In parallel to that, most of society have become more and more embittered by greater or lesser failures hindering their chances for happiness, and the many opportunities that turned out to be mere make-believe. Under the Socialist regime, it was easy to blame the modest circumstances and limited opportunities on occupying Soviet forces and representatives of the party. With the regime collapsing, however, this “consensus” quickly evaporated, as the elites proposed solutions that were increasingly less reassuring and harder even to decipher. These conflicts and the resulting social tension were there for the extreme-right, and later the current government, for the taking – and step by step, these forces consciously railed up public opinion against the most vulnerable members of society. The current regime has been slowly adapting first the issues, then the rhetoric of the far-right, to the extent that extremism have become the cornerstone of governance in Hungary by now.
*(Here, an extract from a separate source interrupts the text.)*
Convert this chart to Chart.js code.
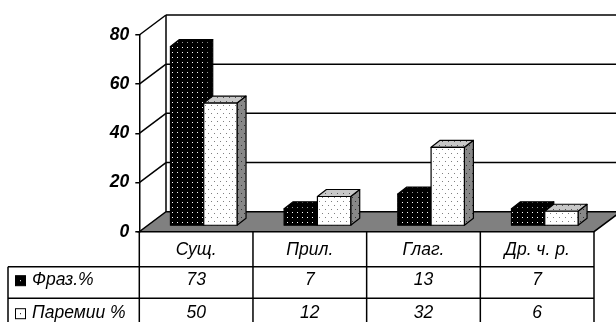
<!DOCTYPE html>
<html>
<head>
<meta charset="utf-8">
<script src="https://cdn.jsdelivr.net/npm/chart.js@4/dist/chart.umd.min.js"></script>
<style>
  html, body { margin: 0; padding: 0; background: #fff; }
  #wrap { width: 616px; height: 322px; }
</style>
</head>
<body>
<div id="wrap"><canvas id="c" width="616" height="322"></canvas></div>
<script>
// Parts of speech and their shares (%)
const categories = ['Сущ.', 'Прил.', 'Глаг.', 'Др. ч. р.'];
const phrasValues = [73, 7, 13, 7];
const paremValues = [50, 12, 32, 6];
const seriesNames = ['Фраз.%', 'Паремии %'];
const yTicks = [0, 20, 40, 60, 80];

const FONT = "'Liberation Sans', Arial, sans-serif";
const FONT_SIZE = 17.5;

// Small dotted fill tiles
function makePattern(w, h, bg, dot, dots) {
  const c = document.createElement('canvas');
  c.width = w; c.height = h;
  const g = c.getContext('2d');
  g.fillStyle = bg; g.fillRect(0, 0, w, h);
  g.fillStyle = dot;
  dots.forEach(([x, y]) => g.fillRect(x, y, 1, 1));
  return c;
}

// 3-D geometry: wall depth, bar front plane offset and bar thickness
const WALL = { dx: 26.7, dy: -20 };
const BAR_OFF = { dx: 7.6, dy: -5.7 };
const BAR_D = { dx: 9, dy: -7 };

const faces = [
  { // dark series
    front: makePattern(5, 5, '#000', '#fff', [[2, 2]]),
    top: makePattern(5, 5, '#000', '#999', [[2, 2]]),
    side: makePattern(5, 5, '#000', '#999', [[2, 2]])
  },
  { // light series
    front: makePattern(6, 8, '#fff', '#808080', [[1, 1], [4, 5]]),
    top: makePattern(6, 8, '#c8c8c8', '#555', [[1, 1], [4, 5]]),
    side: makePattern(6, 8, '#888', '#333', [[1, 1], [4, 5]])
  }
];

function poly(ctx, pts, fill) {
  ctx.beginPath();
  ctx.moveTo(pts[0][0], pts[0][1]);
  for (let i = 1; i < pts.length; i++) ctx.lineTo(pts[i][0], pts[i][1]);
  ctx.closePath();
  if (fill) { ctx.fillStyle = fill; ctx.fill(); }
  ctx.stroke();
}

function line(ctx, x1, y1, x2, y2) {
  ctx.beginPath(); ctx.moveTo(x1, y1); ctx.lineTo(x2, y2); ctx.stroke();
}

const scene3d = {
  id: 'scene3d',
  beforeDatasetsDraw(chart) {
    const { ctx, chartArea: a, scales: { y } } = chart;
    ctx.save();
    ctx.strokeStyle = '#000';
    ctx.lineWidth = 1.5;
    const y0 = y.getPixelForValue(0);
    const yMax = y.getPixelForValue(yTicks[yTicks.length - 1]);
    // side wall diagonals and back wall grid lines
    yTicks.forEach(v => {
      const py = y.getPixelForValue(v);
      if (v > 0) {
        line(ctx, a.left, py, a.left + WALL.dx, py + WALL.dy);
        line(ctx, a.left + WALL.dx, py + WALL.dy, chart.width + 5, py + WALL.dy);
      }
    });
    // back wall left edge
    line(ctx, a.left + WALL.dx, yMax + WALL.dy, a.left + WALL.dx, y0 + WALL.dy);
    // floor
    poly(ctx, [
      [a.left, y0], [a.right, y0],
      [a.right + WALL.dx, y0 + WALL.dy], [a.left + WALL.dx, y0 + WALL.dy]
    ], '#808080');
    ctx.restore();
  },
  afterDatasetsDraw(chart) {
    const { ctx } = chart;
    ctx.save();
    ctx.strokeStyle = '#000';
    ctx.lineWidth = 1.2;
    ctx.lineJoin = 'round';
    const n = categories.length;
    for (let j = 0; j < n; j++) {
      for (let i = 0; i < chart.data.datasets.length; i++) {
        const el = chart.getDatasetMeta(i).data[j];
        const f = faces[i];
        const l = el.x - el.width / 2 + BAR_OFF.dx;
        const r = el.x + el.width / 2 + BAR_OFF.dx;
        const t = el.y + BAR_OFF.dy;
        const b = el.base + BAR_OFF.dy;
        // side face
        poly(ctx, [[r, b], [r + BAR_D.dx, b + BAR_D.dy], [r + BAR_D.dx, t + BAR_D.dy], [r, t]],
          ctx.createPattern(f.side, 'repeat'));
        // top face
        poly(ctx, [[l, t], [r, t], [r + BAR_D.dx, t + BAR_D.dy], [l + BAR_D.dx, t + BAR_D.dy]],
          ctx.createPattern(f.top, 'repeat'));
        // front face
        poly(ctx, [[l, t], [r, t], [r, b], [l, b]], ctx.createPattern(f.front, 'repeat'));
      }
    }
    ctx.restore();
  },
  afterDraw(chart) {
    // data table under the plot
    const { ctx, chartArea: a, scales: { x, y } } = chart;
    const y0 = y.getPixelForValue(0);
    const colW = (a.right - a.left) / categories.length;
    const rowTop = [y0, y0 + 35, y0 + 66.6];
    const rowMid = [y0 + 48.5, y0 + 81.5];
    const tableLeft = 8;
    ctx.save();
    ctx.strokeStyle = '#000';
    ctx.lineWidth = 1.5;
    // front axis continues down through the table
    line(ctx, a.left, y0, a.left, chart.height + 2);
    // right border
    line(ctx, a.right, y0, a.right, chart.height + 2);
    // column separators
    for (let j = 1; j < categories.length; j++) {
      const cx = a.left + colW * j;
      line(ctx, cx, y0, cx, chart.height + 2);
    }
    // row lines
    line(ctx, tableLeft, rowTop[1], a.right, rowTop[1]);
    line(ctx, tableLeft, rowTop[2], a.right, rowTop[2]);
    line(ctx, tableLeft, rowTop[1], tableLeft, chart.height + 2);

    ctx.fillStyle = '#000';
    ctx.font = 'italic ' + FONT_SIZE + 'px ' + FONT;
    ctx.textAlign = 'center';
    ctx.textBaseline = 'middle';
    categories.forEach((c, j) => {
      ctx.fillText(c, x.getPixelForValue(j), y0 + 18);
    });
    const rows = [phrasValues, paremValues];
    rows.forEach((vals, i) => {
      vals.forEach((v, j) => ctx.fillText(String(v), x.getPixelForValue(j), rowMid[i]));
    });
    // legend keys and series names
    ctx.textAlign = 'left';
    rows.forEach((vals, i) => {
      const cy = rowMid[i];
      ctx.lineWidth = 1;
      ctx.fillStyle = i === 0 ? '#000' : '#fff';
      ctx.fillRect(15.5, cy - 4.5, 10, 10);
      ctx.strokeRect(15.5, cy - 4.5, 10, 10);
      ctx.fillStyle = i === 0 ? '#fff' : '#000';
      ctx.fillRect(20, cy, 1, 1);
      ctx.fillStyle = '#000';
      ctx.fillText(seriesNames[i], 32, cy);
    });
    ctx.restore();
  }
};

new Chart(document.getElementById('c'), {
  type: 'bar',
  data: {
    labels: categories,
    datasets: [
      { label: seriesNames[0], data: phrasValues, backgroundColor: 'rgba(0,0,0,0)', borderWidth: 0 },
      { label: seriesNames[1], data: paremValues, backgroundColor: 'rgba(0,0,0,0)', borderWidth: 0 }
    ]
  },
  options: {
    responsive: false,
    animation: false,
    events: [],
    layout: { padding: { left: 0, right: 22, top: 35, bottom: 90.3 } },
    datasets: { bar: { categoryPercentage: 0.586, barPercentage: 1 } },
    plugins: { legend: { display: false }, tooltip: { enabled: false } },
    scales: {
      x: { display: false },
      y: {
        min: 0, max: 80,
        afterFit(s) { s.width = 139.3; },
        ticks: {
          stepSize: 20, padding: 6, color: '#000',
          font: { family: FONT, size: FONT_SIZE, style: 'italic', weight: 'bold' }
        },
        grid: { drawOnChartArea: false, drawTicks: true, tickLength: 4, color: '#000', lineWidth: 1.5 },
        border: { display: true, color: '#000', width: 1.5 }
      }
    }
  },
  plugins: [scene3d]
});
</script>
</body>
</html>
The continuous state propaganda campaigns, based on the lowest, innermost instincts for hate and prejudice and coming, of course, with the price tag for billions of forints, do not only serve the sole purpose of staying in power. They are also a great way to hold together the voting base; to divert attention away from the crippling, unparalleled corruption, the unspeakably low quality of our education system, the fatuous destruction of our environment, and the near-catastrophic state of the healthcare system. 

 

 

„It’s no good taking photos here,” says the man who approaches me when he sees the camera in my hand. “People are desperate here, very desperate. They have no hope whatsoever.” Before I could open my mouth to answer, he disappears through the gate of a well-kept garden. It would be quite hard to argue with him. Neither these gardens, nor the people tending to them were rescued, not by a visit by the worried US ambassador at the time, or the OSCE - ODIHR investigation released in 2016, not even the many court decisions condemning the city of Miskolc. 

 

The fate of those getting in the way of policies put forth by the power-hungry government, or the adjunct oligarchs who wish to get wealthier and wealthier by sapping the state budget, serves as an illustrative example for the incredibly complicated social crisis that consumes the future of millions – of Roma and non-Roma people equally. This moral and intellectual crisis, deeply rooted in decade- and century-old, unprocessed traumas was accelerated nearly to the breaking point by a government determined to stay in power, regardless of the cost. While this volume was being edited, the European Parliament finally gave an answer to these policies and challenged the Hungarian government by accepting, with a two-thirds majority, the condemning Sargentini Report. The Report details, with precision, all the human right infringements that the residents of Miskolc’s Numbered Streets had to endure.  

 

 

Meanwhile, the parking spaces for the newly-renovated football stadium with installed under-soil heating have replaced the demolished houses of the Numbered Streets – at long last.